Posted: Mon Jun 27, 2011 11:58 am
by neufer
Image
islader2 wrote:
moonstruck---: the nebula looks like number eight--it is that simple.
See the "bar" of the Arabic number {via India}?
Suggestions for the best Arabic numerals in the sky
so as to make a Sesame style Countdown from 9 to 0 :?:

:fish:

Re: APOD: NGC 3132: The Eight Burst Nebula (2011 Jun 26)

Posted: Tue Jun 28, 2011 3:03 pm
by Boomer12k
Written from my post on "Stardust and Betelgeuse (2011 Jun 28)"

Maybe this pushing of dust and material explains the "dust lane" in NGC 3132: The Eight Burst Nebula picture of June 26, 2011, just a couple of days ago. (This article of several days earlier.)
It said it was a mystery of how they formed. MAYBE THIS IS HOW THEY FORMED!!!!!!

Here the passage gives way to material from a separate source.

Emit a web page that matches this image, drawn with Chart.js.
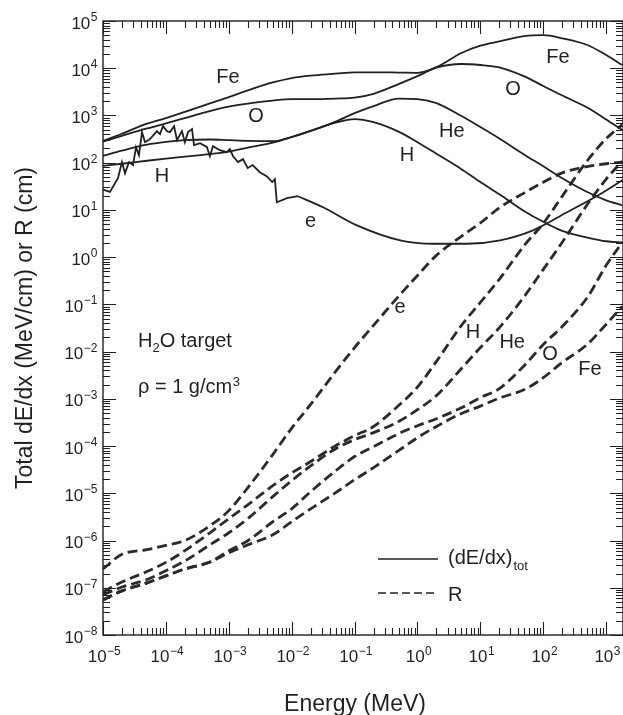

"Neither the unusual shape of the surrounding cooler shell nor the structure and placements of the cool filamentary dust lanes running across NGC 3132 are well understood."

Maybe a Red Giant, in furiously pushing out stellar matter and system matter (from gravel to asteroids), from its solar winds, bunches up that material out beyond its system (so of like the Ort cloud). 400 AU, is pretty good. Then when the star "sheds" its gases and they go out they expand into that dust as well. So then you have a mixture, and you get lanes and spots etc...totally random depending on placement and motion, of course.

Thanks to Betelgeuse giving up some of its secrets....

Boomer. :----====== <-that is a smiley face looking through a telescope.